Stores stock up on some of the more popular characters, including:

Harry Potter: The Harry Potter series by JK Rowling. Many children choose to dress up as Harry Potter, Hermione Granger, Ron Weasley or other characters from the series.

The Cat in the Hat: The Cat in the Hat is a classic book character created by Dr Seuss. The costume is simple, with a red-and-white striped hat and a black cat suit.

Alice in Wonderland: Alice in Wonderland is a beloved book by Lewis Carroll. The costume often includes a blue dress with a white apron and a black headband.

Where's Wally?: Where's Wally?, also known as Where's Waldo?, is a children's book series created by British illustrator Martin Handford. The costume features a red-and-white striped shirt, a matching hat and round glasses.

Matilda: Matilda is a book character created by Roald Dahl, becoming more popular this year with the release of the Matilda musical. The costume includes a blue dress, a red ribbon and a stack of books.

Peter Pan: Peter Pan is a classic book character created by JM Barrie. The costume includes a green tunic, brown trousers and a pointed green hat.

The Gruffalo: The Gruffalo is a popular character created by Julia Donaldson. The costume includes a brown, furry suit, a pair of horns and a pair of big, yellow eyes.

Some characters cannot usually be found in stores, meaning parents need to dig deep into their wells of creativity to make their own to help their child bring their favourite book characters to life.

UAE celebrates the month of reading

In the UAE, celebrations last a little longer, as March is a month dedicated to reading.

Amity International School Abu Dhabi celebrates with a number of events including the bucket list reading challenge, pioneered by Marina Koniotou, the school’s librarian.

She said: “This [challenge] gives students the opportunity to expand their repertoire of book genres. We saw how it has engaged reluctant readers as they find pleasure in graphic novels and finally find what they like to read.”

Amity also runs an Around the World Reading Challenge, in which children collect 500 reading miles for every 10 minutes they spend on reading. They can then find out how far around the world their reading has taken them.

Ms Koniotou spoke to The National about tying the event with the UAE’s national agenda, which focuses this year on digital transformation and embedding reading as a lifestyle habit.

With technological advances, the school is focused on teaching pupils to be digitally savvy in gaining access to, citing and evaluating information.

In addition, it highlights the use of the e-book catalogue, which ends the need to carry physical books.

Creativity and design

In Dubai’s Uptown International School, the creativity goes a step further.

Emma Jones, deputy head of primary; Susane Joseph, librarian; and Stacey Keeling, assistant head of secondary, came up with some creative ideas that allows every teacher or senior leader to decorate their classroom or office door to resemble the cover of a book.

This activity not only promotes a sense of fun and competition but also exposes pupils to books they may not have encountered before. This, in turn, sparks conversations, leading to the discovery of new books.

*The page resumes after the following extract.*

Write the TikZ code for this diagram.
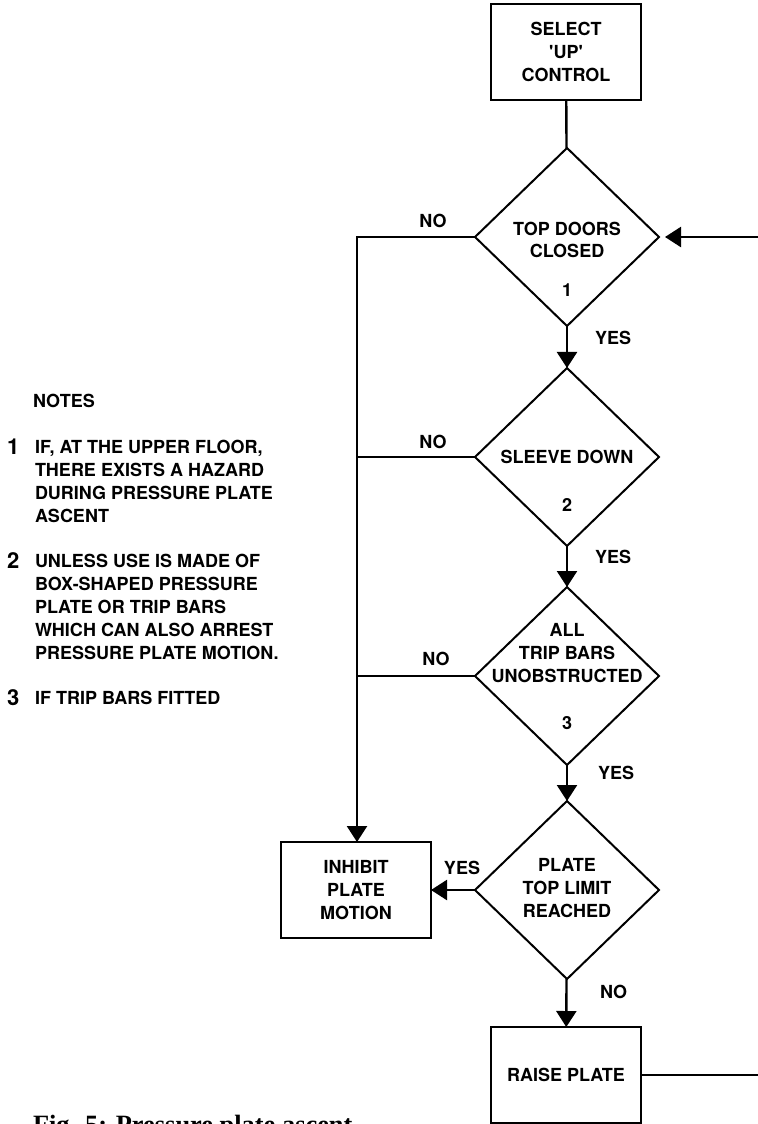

To encourage pupils to take a book with them wherever they go, the school is also hosting a photography contest.

For the love of reading

Sally Flowers, head teacher at the London's North Ealing Primary school, sees World Book Day as an opportunity to encourage pupils’ love of reading.

The school starts the week-long celebrations with an assembly to promote the power of reading and encourage children to become lifelong readers, highlighting the impact of reading on the children’s and adult’s lives.

Other activities include a book swap, in which children swap their preloved books for others from their peers, introducing them to new adventures.

Ms Flowers said: “One of the students’ favourite event is the 'Round Robin Reading' session. where teachers read a book across each class. The class teacher chooses a book, and the teachers rotate and pick up the book where the previous teacher left off”.

The school also invites a local author — Nathaniel N Tomlinson — who has recently written a new book and is running a workshop on writing a books, including character description work for older children.

Uniting in Compassion

The recent deadly earthquakes in Turkey and Syria are on everyone’s minds. the British International School in Riyadh will be hosting a preloved book sale in which pupils donate books to sell, with all proceeds going towards relief work.

The school also has a “Blind Date with a Book” event in which pupils pick a book based solely on the first sentence of the work and its genre. They also recommend books to their peers in the “Creation Station” using the same approach.

Natalie Ward, head of marketing and digital communication at the school, told The National that the school has a plush campfire to make the space cozy for pupils who read a storybook about how various forest animals come together and create their own library.

“This has been used as a learning opportunity to discuss how everyone contributes to making our library a community space, but also that we must all respect it as well,” she said. “Storytime has proven successful and we will continue reading storybooks during class visits to the library encouraging students to select and read books to their classmates, and perhaps, at a later stage, to younger students as well.”

Strikes shift celebrations in England

Some teachers will be on strike in England on World Book Day, and some schools will be closed. But the celebrations will not stop as parents will no doubt be taking over and making the day their own.